Comme il n’est pas plus respectueux de la réalité de glorifier ad nauseam la proverbiale capacité d’encaisser les uppercuts d’un peuple haïtien lourdement mis à l’épreuve par l’histoire et la catastrophe.
« Oui, les gens qui sont dans des situations difficiles m’intéressent », explique Pierre-Dahomey en désignant l’exemplaire de son premier roman qui repose sur la table, «parce que c’est un mobile narratif très fort, mais aussi parce que, lorsqu’on affronte des situations difficiles, on trouve en soi des ressources qui sont une forme de dignité. Cette dignité est l’inverse de la résilience, qui serait, selon ce que les gens disent, un état intrinsèque que détiendrait une catégorie de population. La dignité, on l’a tous en soi. Et tu la trouves quand tu es vraiment dans la merde ».
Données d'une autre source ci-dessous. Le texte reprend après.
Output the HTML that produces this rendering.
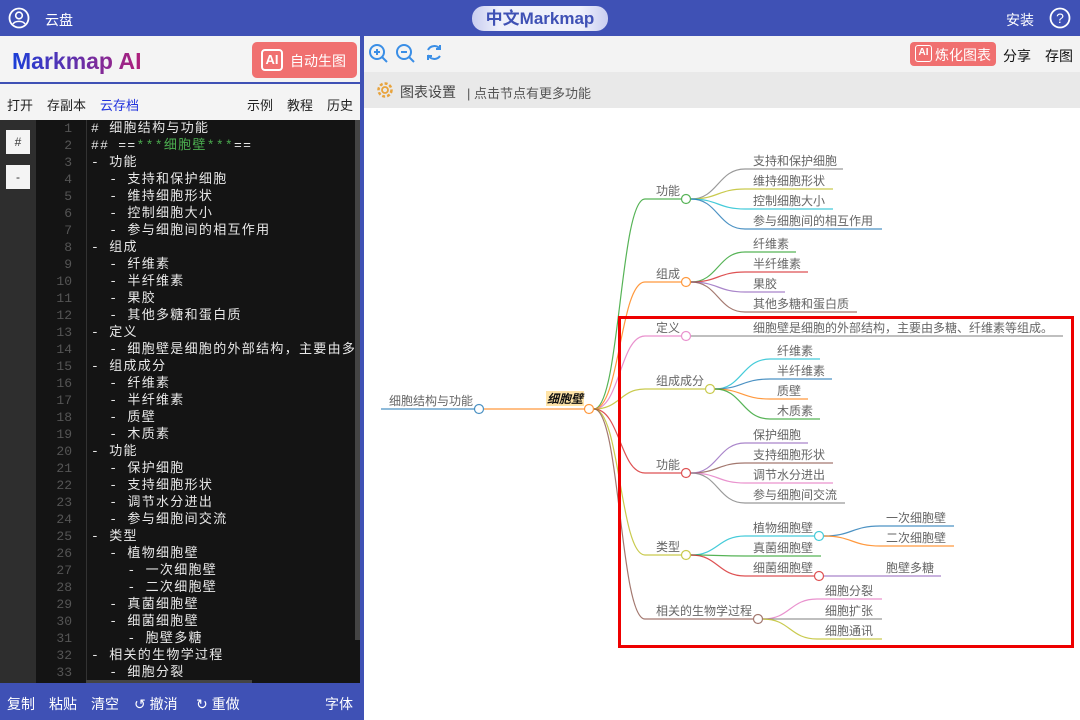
<!DOCTYPE html>
<html><head><meta charset="utf-8"><style>
*{margin:0;padding:0;box-sizing:border-box}
body{width:1080px;height:720px;overflow:hidden;font-family:"Liberation Sans","Noto Sans CJK SC",sans-serif;background:#fff;position:relative}
.abs{position:absolute}
.top{left:0;top:0;width:1080px;height:36px;background:#3f51b5;color:#fff;font-size:14px}
.pill{left:472px;top:6px;width:136px;height:25px;border-radius:12px;background:linear-gradient(90deg,#c8cdf0,#eef0fb 20%,#eef0fb 80%,#c8cdf0);color:#3f51b5;font-weight:bold;font-size:17px;text-align:center;line-height:25px}
.left{left:0;top:36px;width:360px;height:684px;background:#f4f4f4}
.blue{background:#3f51b5}
.menu span{position:absolute;top:95px;font-size:13px;color:#222}
.code{font-family:"Liberation Mono","Noto Sans CJK SC",monospace;font-size:13px;color:#e8e8e8;white-space:pre;line-height:17px;letter-spacing:1.3px}
.ln{font-family:"Liberation Mono",monospace;font-size:13px;color:#555;line-height:17px;text-align:right}
svg text{font-size:12px;fill:#666;font-family:"Liberation Sans","Noto Sans CJK SC",sans-serif}
</style></head><body>
<div class="abs top">
 <svg class="abs" style="left:8px;top:7px" width="22" height="22" viewBox="0 0 22 22"><circle cx="11" cy="11" r="9.5" fill="none" stroke="#fff" stroke-width="1.8"/><circle cx="11" cy="8.5" r="3.3" fill="none" stroke="#fff" stroke-width="1.6"/><path d="M5 17c2-3.5 10-3.5 12 0" fill="none" stroke="#fff" stroke-width="1.6"/></svg>
 <span class="abs" style="left:45px;top:10px">云盘</span>
 <span class="abs" style="left:1006px;top:10px">安装</span>
 <svg class="abs" style="left:1049px;top:7px" width="22" height="22" viewBox="0 0 22 22"><circle cx="11" cy="11" r="9.5" fill="none" stroke="#fff" stroke-width="1.8"/><text x="11" y="16" text-anchor="middle" style="fill:#fff;font-size:14px">?</text></svg>
</div>
<div class="abs pill">中文Markmap</div>
<div class="abs left"></div>
<div class="abs" style="left:12px;top:48px;font-size:23px;font-weight:bold;background:linear-gradient(90deg,#1a3fd8,#b0207a);-webkit-background-clip:text;background-clip:text;color:transparent">Markmap AI</div>
<div class="abs" style="left:252px;top:42px;width:105px;height:36px;background:#f07070;border-radius:5px;color:#fff;font-size:14px">
 <span class="abs" style="left:9px;top:7px;width:22px;height:22px;border:2px solid #fff;border-radius:4px;font-weight:bold;font-size:13px;line-height:18px;text-align:center">AI</span>
 <span class="abs" style="left:38px;top:9px">自动生图</span></div>
<div class="abs" style="left:0;top:82px;width:360px;height:2px;background:#3f51b5"></div>
<div class="menu"><span style="left:7px">打开</span><span style="left:47px">存副本</span><span style="left:100px;color:#2233dd">云存档</span><span style="left:247px">示例</span><span style="left:287px">教程</span><span style="left:327px">历史</span></div>
<div class="abs" style="left:0;top:120px;width:36px;height:563px;background:#2e2e2e"></div>
<div class="abs" style="left:6px;top:130px;width:24px;height:24px;background:#f4f4f4;font-size:12px;text-align:center;line-height:24px;color:#333">#</div>
<div class="abs" style="left:6px;top:165px;width:24px;height:24px;background:#f4f4f4;font-size:12px;text-align:center;line-height:24px;color:#333">-</div>
<div class="abs" style="left:36px;top:120px;width:324px;height:563px;background:#141414"></div>
<div class="abs" style="left:86px;top:120px;width:1px;height:563px;background:#333"></div>
<div class="abs" style="left:355px;top:120px;width:5px;height:520px;background:#444"></div>
<div class="abs ln" style="left:36px;top:120px;width:36px">1<br>2<br>3<br>4<br>5<br>6<br>7<br>8<br>9<br>10<br>11<br>12<br>13<br>14<br>15<br>16<br>17<br>18<br>19<br>20<br>21<br>22<br>23<br>24<br>25<br>26<br>27<br>28<br>29<br>30<br>31<br>32<br>33</div>
<div class="abs code" style="left:91px;top:120px;width:264px;height:563px;overflow:hidden"># 细胞结构与功能
## ==<span style="color:#4caf50">***细胞壁***</span>==
- 功能
  - 支持和保护细胞
  - 维持细胞形状
  - 控制细胞大小
  - 参与细胞间的相互作用
- 组成
  - 纤维素
  - 半纤维素
  - 果胶
  - 其他多糖和蛋白质
- 定义
  - 细胞壁是细胞的外部结构，主要由多糖、纤维素等组成。
- 组成成分
  - 纤维素
  - 半纤维素
  - 质壁
  - 木质素
- 功能
  - 保护细胞
  - 支持细胞形状
  - 调节水分进出
  - 参与细胞间交流
- 类型
  - 植物细胞壁
    - 一次细胞壁
    - 二次细胞壁
  - 真菌细胞壁
  - 细菌细胞壁
    - 胞壁多糖
- 相关的生物学过程
  - 细胞分裂</div>
<div class="abs" style="left:86px;top:680px;width:166px;height:3px;background:#444"></div>
<div class="abs blue" style="left:0;top:683px;width:360px;height:37px;color:#fff;font-size:14px">
 <span class="abs" style="left:7px;top:11px">复制</span><span class="abs" style="left:49px;top:11px">粘贴</span><span class="abs" style="left:91px;top:11px">清空</span><span class="abs" style="left:134px;top:11px">↺ 撤消</span><span class="abs" style="left:196px;top:11px">↻ 重做</span><span class="abs" style="left:325px;top:11px">字体</span></div>
<div class="abs blue" style="left:360px;top:36px;width:4px;height:684px"></div>
<div class="abs" style="left:364px;top:36px;width:716px;height:36px;background:#f3f3f3"></div>
<svg class="abs" style="left:368px;top:43px" width="80" height="22" viewBox="0 0 80 22" fill="none" stroke="#3a8ee6" stroke-width="2"><circle cx="9" cy="9" r="7"/><path d="M14 14l5 5M6 9h6M9 6v6"/><circle cx="36" cy="9" r="7"/><path d="M41 14l5 5M33 9h6"/><path d="M72 6a7 7 0 0 0-12 1M60 12a7 7 0 0 0 12 1"/><path d="M72 2v4h-4M60 17v-4h4"/></svg>
<div class="abs" style="left:910px;top:42px;width:86px;height:24px;background:#f07070;border-radius:4px;color:#fff;font-size:14px"><span class="abs" style="left:5px;top:3px;width:17px;height:17px;border:1.5px solid #fff;border-radius:3px;font-size:10px;font-weight:bold;line-height:14px;text-align:center">AI</span><span class="abs" style="left:25px;top:3px">炼化图表</span></div>
<span class="abs" style="left:1003px;top:46px;font-size:14px;color:#111">分享</span>
<span class="abs" style="left:1045px;top:46px;font-size:14px;color:#111">存图</span>
<div class="abs" style="left:364px;top:72px;width:716px;height:36px;background:#e9e9e9"></div>
<svg class="abs" style="left:376px;top:81px" width="18" height="18" viewBox="0 0 18 18"><circle cx="9" cy="9" r="6.5" fill="none" stroke="#e8a33c" stroke-width="2.5" stroke-dasharray="3 2"/><circle cx="9" cy="9" r="3" fill="none" stroke="#e8a33c" stroke-width="1.8"/></svg>
<span class="abs" style="left:400px;top:82px;font-size:14px;color:#444">图表设置</span>
<span class="abs" style="left:467px;top:83px;font-size:13px;color:#555">| 点击节点有更多功能</span>

<svg class="abs" style="left:0;top:0" width="1080" height="720" fill="none" stroke-width="1.2">
<g stroke-opacity="0.8">
<path d="M381 409H475" stroke="#1f77b4"/><circle cx="479" cy="409" r="4.5" stroke="#1f77b4" fill="#fff"/>
<path d="M484 409H585" stroke="#ff7f0e"/><circle cx="589" cy="409" r="4.5" stroke="#ff7f0e" fill="#fff"/>
<rect x="546" y="391" width="38" height="15" fill="#ffe4a8" stroke="none"/>
<text x="547" y="403" style="font-weight:bold;font-style:italic;fill:#111">细胞壁</text>
<text x="389" y="405">细胞结构与功能</text>

<path d="M594 409C620 409 620 199 645 199H681" stroke="#2ca02c"/>
<path d="M594 409C620 409 620 282 645 282H681" stroke="#ff7f0e"/>
<path d="M594 409C620 409 620 336 645 336H681" stroke="#e377c2"/>
<path d="M594 409C620 409 620 389 645 389H705" stroke="#bcbd22"/>
<path d="M594 409C620 409 620 473 645 473H681" stroke="#d62728"/>
<path d="M594 409C620 409 620 555 645 555H681" stroke="#bcbd22"/>
<path d="M594 409C620 409 620 619 645 619H753" stroke="#8c564b"/>
<text x="656" y="195">功能</text><text x="656" y="278">组成</text><text x="656" y="332">定义</text><text x="656" y="385">组成成分</text><text x="656" y="469">功能</text><text x="656" y="551">类型</text><text x="656" y="615">相关的生物学过程</text>

<path d="M691 199C718 199 718 169 745 169H843" stroke="#7f7f7f"/>
<path d="M691 199C718 199 718 189 745 189H833" stroke="#bcbd22"/>
<path d="M691 199C718 199 718 209 745 209H833" stroke="#17becf"/>
<path d="M691 199C718 199 718 229 745 229H882" stroke="#1f77b4"/>
<text x="753" y="165">支持和保护细胞</text><text x="753" y="185">维持细胞形状</text><text x="753" y="205">控制细胞大小</text><text x="753" y="225">参与细胞间的相互作用</text>

<path d="M691 282C718 282 718 252 745 252H796" stroke="#2ca02c"/>
<path d="M691 282C718 282 718 272 745 272H808" stroke="#d62728"/>
<path d="M691 282C718 282 718 292 745 292H785" stroke="#9467bd"/>
<path d="M691 282C718 282 718 312 745 312H857" stroke="#8c564b"/>
<text x="753" y="248">纤维素</text><text x="753" y="268">半纤维素</text><text x="753" y="288">果胶</text><text x="753" y="308">其他多糖和蛋白质</text>

<path d="M691 336H1063" stroke="#7f7f7f"/>
<text x="753" y="332">细胞壁是细胞的外部结构，主要由多糖、纤维素等组成。</text>

<path d="M715 389C742 389 742 359 770 359H820" stroke="#17becf"/>
<path d="M715 389C742 389 742 379 770 379H832" stroke="#1f77b4"/>
<path d="M715 389C742 389 742 399 770 399H808" stroke="#ff7f0e"/>
<path d="M715 389C742 389 742 419 770 419H820" stroke="#2ca02c"/>
<text x="777" y="355">纤维素</text><text x="777" y="375">半纤维素</text><text x="777" y="395">质壁</text><text x="777" y="415">木质素</text>

<path d="M691 473C718 473 718 443 745 443H808" stroke="#9467bd"/>
<path d="M691 473C718 473 718 463 745 463H833" stroke="#8c564b"/>
<path d="M691 473C718 473 718 483 745 483H833" stroke="#e377c2"/>
<path d="M691 473C718 473 718 503 745 503H845" stroke="#7f7f7f"/>
<text x="753" y="439">保护细胞</text><text x="753" y="459">支持细胞形状</text><text x="753" y="479">调节水分进出</text><text x="753" y="499">参与细胞间交流</text>

<path d="M691 555C718 555 718 536 745 536H814" stroke="#17becf"/>
<path d="M691 555C718 555 718 556 745 556H821" stroke="#2ca02c"/>
<path d="M691 555C718 555 718 576 745 576H814" stroke="#d62728"/>
<text x="753" y="532">植物细胞壁</text><text x="753" y="552">真菌细胞壁</text><text x="753" y="572">细菌细胞壁</text>
<path d="M824 536C852 536 852 526 880 526H954" stroke="#1f77b4"/>
<path d="M824 536C852 536 852 546 880 546H954" stroke="#ff7f0e"/>
<path d="M824 576H941" stroke="#9467bd"/>
<text x="886" y="522">一次细胞壁</text><text x="886" y="542">二次细胞壁</text><text x="886" y="572">胞壁多糖</text>

<path d="M763 619C790 619 790 599 817 599H882" stroke="#e377c2"/>
<path d="M763 619H882" stroke="#7f7f7f"/>
<path d="M763 619C790 619 790 639 817 639H882" stroke="#bcbd22"/>
<text x="825" y="595">细胞分裂</text><text x="825" y="615">细胞扩张</text><text x="825" y="635">细胞通讯</text>

<g fill="#fff">
<circle cx="686" cy="199" r="4.5" stroke="#2ca02c"/><circle cx="686" cy="282" r="4.5" stroke="#ff7f0e"/><circle cx="686" cy="336" r="4.5" stroke="#e377c2"/><circle cx="710" cy="389" r="4.5" stroke="#bcbd22"/><circle cx="686" cy="473" r="4.5" stroke="#d62728"/><circle cx="686" cy="555" r="4.5" stroke="#bcbd22"/><circle cx="758" cy="619" r="4.5" stroke="#8c564b"/><circle cx="819" cy="536" r="4.5" stroke="#17becf"/><circle cx="819" cy="576" r="4.5" stroke="#d62728"/>
</g>
</g>
<rect x="619.5" y="317.5" width="453" height="329" stroke="#ee0000" stroke-width="3"/>
</svg>
</body></html>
Ce n’est pas Haïti qui est pauvre, c’est…
Comment Haïti et sa diaspora pourront-ils un jour enfin s’arracher au malheur? Néhémy Pierre-Dahomey sourcille à nouveau en entendant le mot «malheur», ne permettant de décrire la réalité que de manière tronquée.
«J’invite les gens à prendre le problème par l’autre bout avant de dire qu’Haïti est extrêmement pauvre, suggère-t-il. Peut-être devrait-on commencer par dire que c’est le Canada, la France, les États-Unis, l’Allemagne, qui sont extrêmement riches? Il faut peut-être penser à la surabondance dans laquelle on vit en Occident. Moi, je suis clairement pour un plafonnement de la richesse, qui permettrait aussi l’instauration d’un seuil de pauvreté mondial en dessous duquel personne ne pourrait descendre. Cette idée qui consiste à créer tout le temps plus de richesse, ils ont un mot pour ça: on appelle ça de la croissance. Générer de la croissance à l’infini implique aussi que la misère peut aller très loin, de façon indéfinie.»
En attendant cette révolution, célébrons au moins le refuge de la littérature et du roman, «cette forme de messe laïque nous permettant d’entrer en communion et de tendre vers quelque chose de spirituel», pense Néhémy Pierre-Dahomey.
La rencontre et le dialogue que facilite la littérature, « c’est une des rares choses que l’on fait vraiment ensemble, en tentant réellement de produire du sens pour nos vies.»